- Goal:
Leaving out all pictures, reproduce the entries below exactly, from the first line through the line that contains "anchor=base west, inner".

- Records supplied:
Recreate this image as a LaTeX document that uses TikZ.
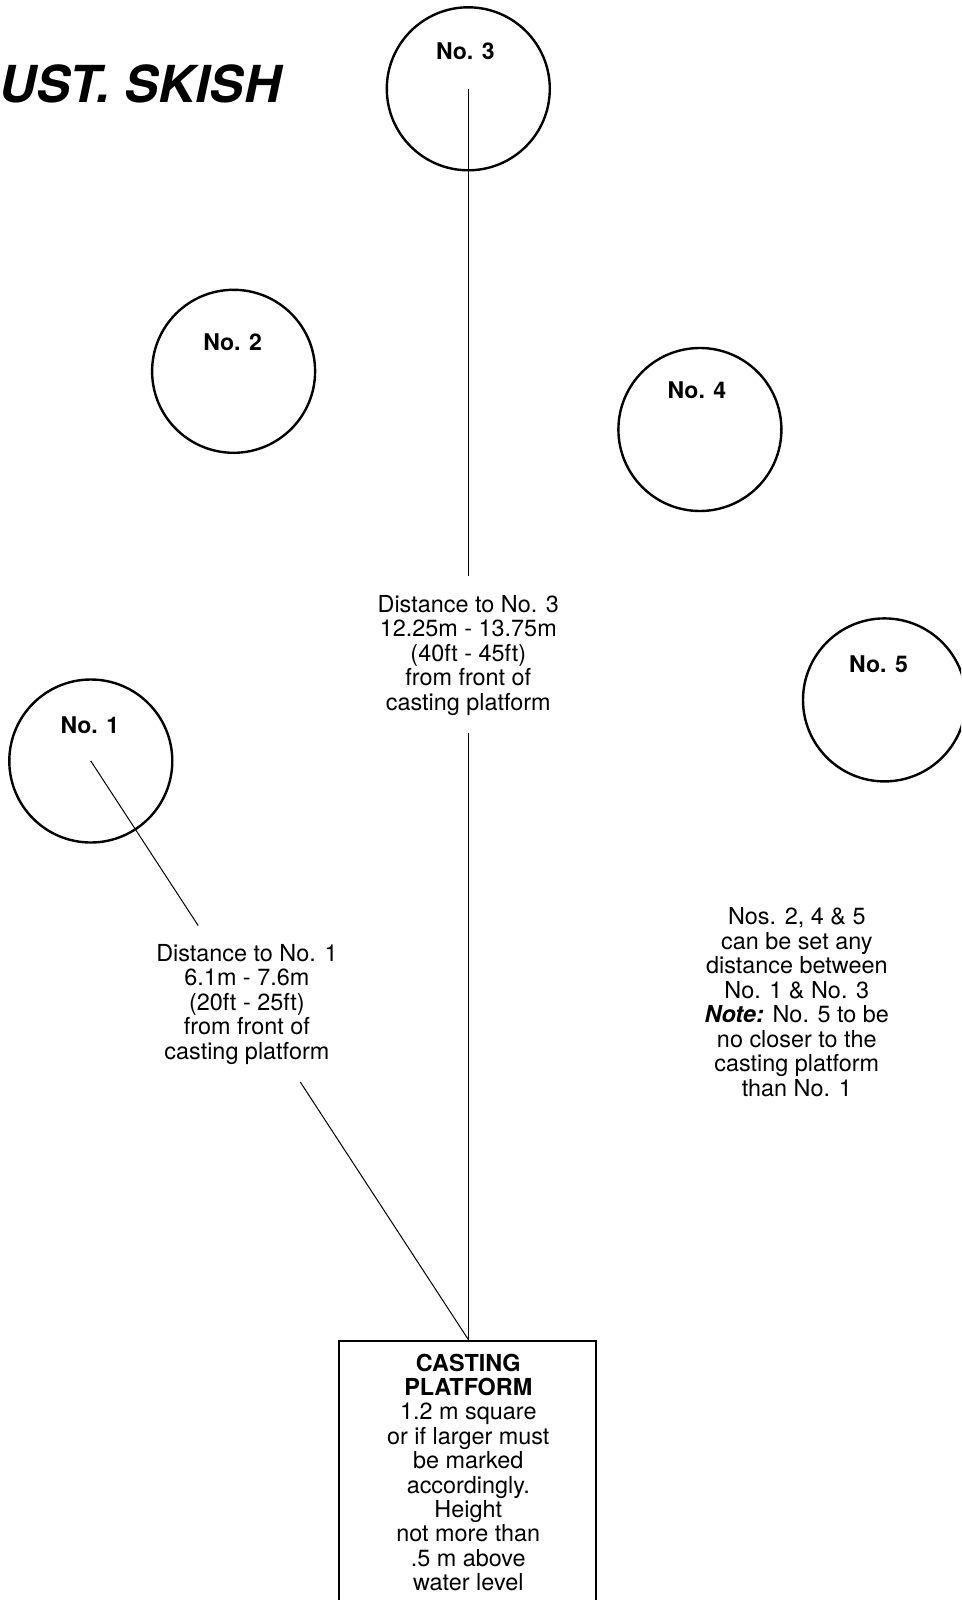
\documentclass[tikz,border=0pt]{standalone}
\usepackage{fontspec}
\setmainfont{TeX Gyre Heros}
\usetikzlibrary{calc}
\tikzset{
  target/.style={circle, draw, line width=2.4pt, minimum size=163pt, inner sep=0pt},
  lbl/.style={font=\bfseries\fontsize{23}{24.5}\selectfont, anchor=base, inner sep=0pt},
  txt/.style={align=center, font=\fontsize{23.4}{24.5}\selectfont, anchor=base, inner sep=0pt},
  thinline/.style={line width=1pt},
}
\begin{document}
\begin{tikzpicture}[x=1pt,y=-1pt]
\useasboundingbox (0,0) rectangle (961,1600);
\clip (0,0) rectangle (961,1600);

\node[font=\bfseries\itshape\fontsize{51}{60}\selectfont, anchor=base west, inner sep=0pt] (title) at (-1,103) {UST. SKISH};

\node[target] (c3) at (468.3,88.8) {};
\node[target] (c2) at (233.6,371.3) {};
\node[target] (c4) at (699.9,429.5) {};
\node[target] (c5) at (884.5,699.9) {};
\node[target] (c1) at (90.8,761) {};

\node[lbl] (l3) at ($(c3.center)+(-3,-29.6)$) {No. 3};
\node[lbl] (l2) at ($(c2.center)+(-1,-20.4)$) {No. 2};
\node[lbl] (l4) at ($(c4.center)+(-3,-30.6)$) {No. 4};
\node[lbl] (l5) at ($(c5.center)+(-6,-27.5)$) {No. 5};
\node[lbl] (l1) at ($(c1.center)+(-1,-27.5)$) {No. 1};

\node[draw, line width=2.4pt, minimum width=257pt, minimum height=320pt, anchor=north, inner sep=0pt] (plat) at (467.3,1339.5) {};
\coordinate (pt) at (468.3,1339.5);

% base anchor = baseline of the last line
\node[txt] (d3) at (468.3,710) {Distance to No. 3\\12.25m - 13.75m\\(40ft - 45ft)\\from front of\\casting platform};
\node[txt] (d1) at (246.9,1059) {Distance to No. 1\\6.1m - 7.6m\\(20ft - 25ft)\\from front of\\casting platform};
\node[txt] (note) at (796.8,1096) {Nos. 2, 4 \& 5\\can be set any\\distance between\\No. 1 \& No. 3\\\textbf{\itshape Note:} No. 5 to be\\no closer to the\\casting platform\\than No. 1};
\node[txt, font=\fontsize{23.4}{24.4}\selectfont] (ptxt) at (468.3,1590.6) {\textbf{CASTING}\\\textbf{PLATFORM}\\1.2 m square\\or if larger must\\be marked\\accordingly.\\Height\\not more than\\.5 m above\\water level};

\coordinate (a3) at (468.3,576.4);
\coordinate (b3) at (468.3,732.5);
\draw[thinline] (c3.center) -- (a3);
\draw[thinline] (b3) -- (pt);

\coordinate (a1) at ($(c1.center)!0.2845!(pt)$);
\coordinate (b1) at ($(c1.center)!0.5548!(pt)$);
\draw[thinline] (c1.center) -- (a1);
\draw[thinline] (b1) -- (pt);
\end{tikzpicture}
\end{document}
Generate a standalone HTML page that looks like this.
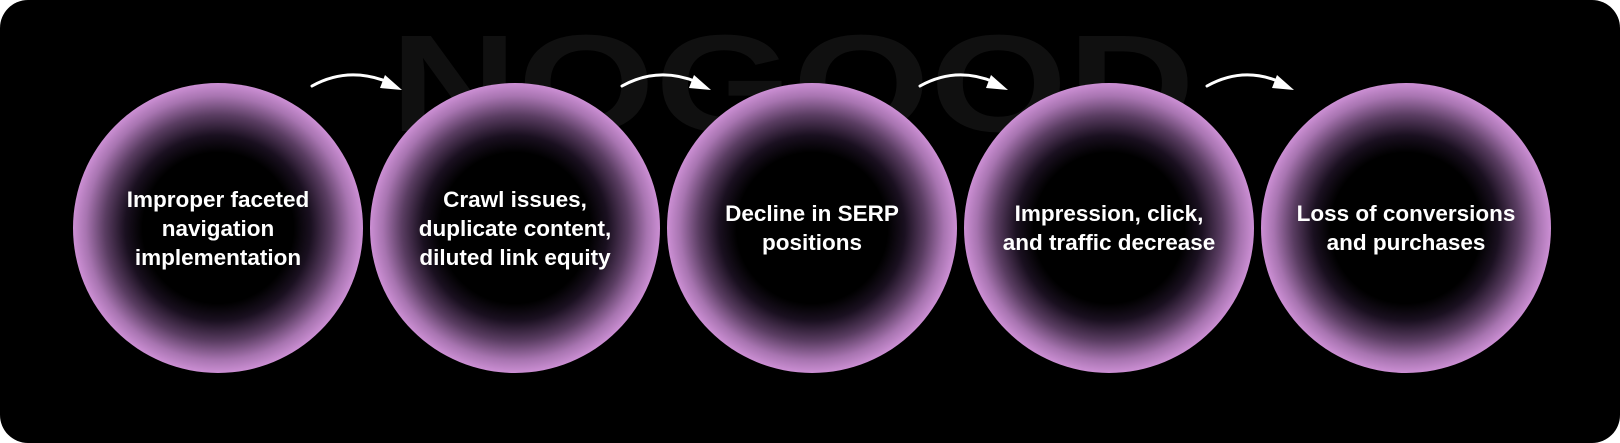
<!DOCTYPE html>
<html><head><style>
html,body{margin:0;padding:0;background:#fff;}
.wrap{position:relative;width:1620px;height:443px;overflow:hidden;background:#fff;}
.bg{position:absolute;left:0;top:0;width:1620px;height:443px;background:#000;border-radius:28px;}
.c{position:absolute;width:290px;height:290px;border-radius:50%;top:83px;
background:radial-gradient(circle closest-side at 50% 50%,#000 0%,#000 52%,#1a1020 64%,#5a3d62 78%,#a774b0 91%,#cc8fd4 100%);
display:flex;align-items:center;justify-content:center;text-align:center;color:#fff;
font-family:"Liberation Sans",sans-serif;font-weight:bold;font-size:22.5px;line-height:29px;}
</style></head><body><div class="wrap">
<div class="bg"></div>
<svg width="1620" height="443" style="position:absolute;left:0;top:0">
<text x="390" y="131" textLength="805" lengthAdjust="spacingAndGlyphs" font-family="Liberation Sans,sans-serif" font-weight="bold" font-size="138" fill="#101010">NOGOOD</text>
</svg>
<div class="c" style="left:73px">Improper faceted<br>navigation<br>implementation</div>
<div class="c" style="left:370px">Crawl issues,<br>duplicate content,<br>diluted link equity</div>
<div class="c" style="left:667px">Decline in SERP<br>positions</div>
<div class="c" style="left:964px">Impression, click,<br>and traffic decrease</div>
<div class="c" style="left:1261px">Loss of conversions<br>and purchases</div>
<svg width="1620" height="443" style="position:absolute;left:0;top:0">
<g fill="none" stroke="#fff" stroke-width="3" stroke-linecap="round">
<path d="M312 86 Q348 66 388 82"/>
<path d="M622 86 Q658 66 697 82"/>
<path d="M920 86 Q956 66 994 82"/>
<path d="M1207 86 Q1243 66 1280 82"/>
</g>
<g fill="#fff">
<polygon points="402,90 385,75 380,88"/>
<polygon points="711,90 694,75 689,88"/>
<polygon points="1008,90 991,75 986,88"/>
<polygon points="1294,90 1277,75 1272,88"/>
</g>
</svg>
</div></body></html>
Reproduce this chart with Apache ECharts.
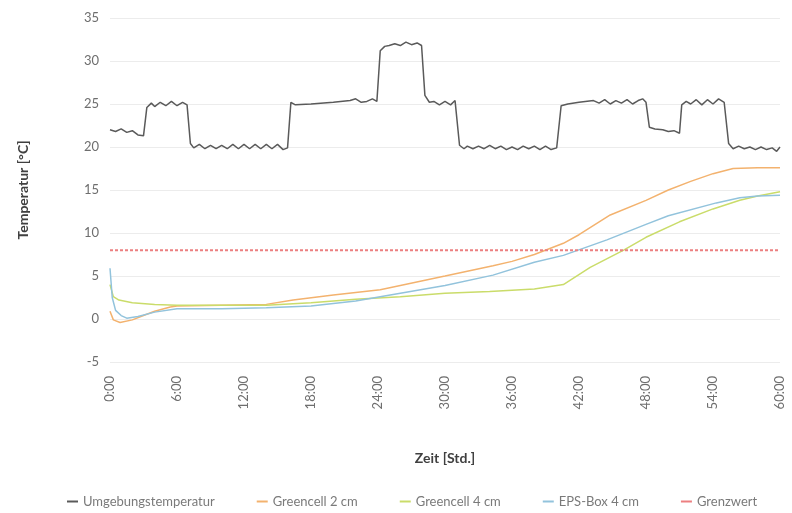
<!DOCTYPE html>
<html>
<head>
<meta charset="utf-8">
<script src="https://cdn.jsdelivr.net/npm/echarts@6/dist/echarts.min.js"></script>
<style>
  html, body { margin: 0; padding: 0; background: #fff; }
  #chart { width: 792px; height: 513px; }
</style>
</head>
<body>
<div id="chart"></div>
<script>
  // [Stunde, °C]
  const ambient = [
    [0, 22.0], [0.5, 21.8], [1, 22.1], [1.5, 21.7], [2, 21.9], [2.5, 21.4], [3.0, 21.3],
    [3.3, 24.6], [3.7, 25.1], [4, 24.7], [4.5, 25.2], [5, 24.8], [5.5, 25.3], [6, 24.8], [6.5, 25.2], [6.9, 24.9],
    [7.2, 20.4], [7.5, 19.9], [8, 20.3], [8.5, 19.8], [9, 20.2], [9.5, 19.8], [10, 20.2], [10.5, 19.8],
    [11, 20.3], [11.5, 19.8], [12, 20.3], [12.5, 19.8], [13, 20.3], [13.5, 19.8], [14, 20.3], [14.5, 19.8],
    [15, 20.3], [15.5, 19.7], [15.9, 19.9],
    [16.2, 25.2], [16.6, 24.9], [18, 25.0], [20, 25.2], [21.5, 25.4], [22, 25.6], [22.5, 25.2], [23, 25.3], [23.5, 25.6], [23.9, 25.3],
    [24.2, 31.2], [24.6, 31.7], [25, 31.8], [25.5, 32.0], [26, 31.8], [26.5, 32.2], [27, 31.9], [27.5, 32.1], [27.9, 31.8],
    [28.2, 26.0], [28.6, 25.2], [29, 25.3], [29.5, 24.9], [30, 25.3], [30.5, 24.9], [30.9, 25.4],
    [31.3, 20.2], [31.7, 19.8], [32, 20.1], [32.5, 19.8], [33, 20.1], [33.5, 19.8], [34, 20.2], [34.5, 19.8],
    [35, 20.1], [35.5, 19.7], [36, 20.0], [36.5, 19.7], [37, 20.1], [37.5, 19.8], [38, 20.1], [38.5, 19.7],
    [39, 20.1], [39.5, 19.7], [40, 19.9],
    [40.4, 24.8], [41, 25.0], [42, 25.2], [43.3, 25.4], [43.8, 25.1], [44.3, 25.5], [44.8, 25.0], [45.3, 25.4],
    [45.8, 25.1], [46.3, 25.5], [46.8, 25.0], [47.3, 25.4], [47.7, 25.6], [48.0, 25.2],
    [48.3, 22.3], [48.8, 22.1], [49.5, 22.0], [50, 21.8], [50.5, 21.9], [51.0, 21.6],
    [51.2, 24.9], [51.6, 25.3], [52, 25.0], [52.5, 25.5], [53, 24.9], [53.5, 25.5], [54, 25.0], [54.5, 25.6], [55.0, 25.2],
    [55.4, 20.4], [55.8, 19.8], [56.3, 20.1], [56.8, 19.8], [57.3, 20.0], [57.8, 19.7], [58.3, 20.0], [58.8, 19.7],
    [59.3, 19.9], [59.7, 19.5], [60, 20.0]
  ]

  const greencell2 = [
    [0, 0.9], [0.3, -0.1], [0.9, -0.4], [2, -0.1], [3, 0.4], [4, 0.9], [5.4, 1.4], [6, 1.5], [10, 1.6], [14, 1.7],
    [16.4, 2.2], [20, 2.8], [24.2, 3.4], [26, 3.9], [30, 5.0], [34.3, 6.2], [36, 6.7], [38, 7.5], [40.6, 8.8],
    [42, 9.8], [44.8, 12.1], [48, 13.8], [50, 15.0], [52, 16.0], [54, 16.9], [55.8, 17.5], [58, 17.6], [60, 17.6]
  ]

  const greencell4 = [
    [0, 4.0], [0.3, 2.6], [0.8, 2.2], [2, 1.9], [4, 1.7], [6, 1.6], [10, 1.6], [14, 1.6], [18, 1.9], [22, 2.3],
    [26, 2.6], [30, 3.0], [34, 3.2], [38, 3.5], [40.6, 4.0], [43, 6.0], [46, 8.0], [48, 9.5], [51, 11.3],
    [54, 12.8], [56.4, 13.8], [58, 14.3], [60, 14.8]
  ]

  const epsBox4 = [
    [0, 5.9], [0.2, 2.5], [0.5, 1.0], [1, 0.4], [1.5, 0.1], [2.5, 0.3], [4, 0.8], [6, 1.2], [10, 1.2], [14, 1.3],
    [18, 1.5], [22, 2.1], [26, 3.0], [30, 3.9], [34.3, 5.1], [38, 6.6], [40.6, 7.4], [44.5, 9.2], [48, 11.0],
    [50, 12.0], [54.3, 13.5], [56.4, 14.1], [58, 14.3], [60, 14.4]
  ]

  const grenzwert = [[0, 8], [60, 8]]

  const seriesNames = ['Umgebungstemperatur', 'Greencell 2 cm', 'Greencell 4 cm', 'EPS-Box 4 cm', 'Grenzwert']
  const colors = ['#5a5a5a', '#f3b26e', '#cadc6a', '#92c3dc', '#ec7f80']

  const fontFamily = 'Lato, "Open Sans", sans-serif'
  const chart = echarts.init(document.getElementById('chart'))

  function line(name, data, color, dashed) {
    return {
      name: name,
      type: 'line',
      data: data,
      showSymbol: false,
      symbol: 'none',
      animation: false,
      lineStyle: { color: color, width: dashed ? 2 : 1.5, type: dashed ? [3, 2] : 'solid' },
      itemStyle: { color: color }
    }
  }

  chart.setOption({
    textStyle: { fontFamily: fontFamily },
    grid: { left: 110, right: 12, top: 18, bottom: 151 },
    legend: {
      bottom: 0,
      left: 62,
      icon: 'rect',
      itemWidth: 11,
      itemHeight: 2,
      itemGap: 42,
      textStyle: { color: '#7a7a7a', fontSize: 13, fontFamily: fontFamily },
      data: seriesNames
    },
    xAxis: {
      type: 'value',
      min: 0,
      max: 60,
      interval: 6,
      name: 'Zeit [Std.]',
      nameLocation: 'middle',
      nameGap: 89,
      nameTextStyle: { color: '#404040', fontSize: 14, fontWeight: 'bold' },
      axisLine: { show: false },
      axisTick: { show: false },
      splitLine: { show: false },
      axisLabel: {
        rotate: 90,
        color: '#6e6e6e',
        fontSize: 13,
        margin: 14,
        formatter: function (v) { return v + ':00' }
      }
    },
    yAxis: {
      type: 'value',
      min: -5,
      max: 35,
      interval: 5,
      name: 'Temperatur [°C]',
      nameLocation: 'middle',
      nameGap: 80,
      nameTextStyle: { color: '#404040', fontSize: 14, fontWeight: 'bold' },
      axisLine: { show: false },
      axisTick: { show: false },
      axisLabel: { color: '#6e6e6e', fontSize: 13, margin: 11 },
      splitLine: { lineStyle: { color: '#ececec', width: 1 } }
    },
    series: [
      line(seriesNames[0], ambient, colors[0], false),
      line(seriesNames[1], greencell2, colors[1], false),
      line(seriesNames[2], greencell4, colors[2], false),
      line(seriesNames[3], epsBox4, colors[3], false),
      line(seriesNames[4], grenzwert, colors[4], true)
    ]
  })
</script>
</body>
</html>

- Exercise solution:
Recreate this image as a LaTeX document that uses TikZ.
\documentclass[tikz,border=0pt]{standalone}
\usepackage{fontspec}
\setmainfont{TeX Gyre Heros}
\usetikzlibrary{calc}
\tikzset{
  target/.style={circle, draw, line width=2.4pt, minimum size=163pt, inner sep=0pt},
  lbl/.style={font=\bfseries\fontsize{23}{24.5}\selectfont, anchor=base, inner sep=0pt},
  txt/.style={align=center, font=\fontsize{23.4}{24.5}\selectfont, anchor=base, inner sep=0pt},
  thinline/.style={line width=1pt},
}
\begin{document}
\begin{tikzpicture}[x=1pt,y=-1pt]
\useasboundingbox (0,0) rectangle (961,1600);
\clip (0,0) rectangle (961,1600);

\node[font=\bfseries\itshape\fontsize{51}{60}\selectfont, anchor=base west, inner sep=0pt] (title) at (-1,103) {UST. SKISH};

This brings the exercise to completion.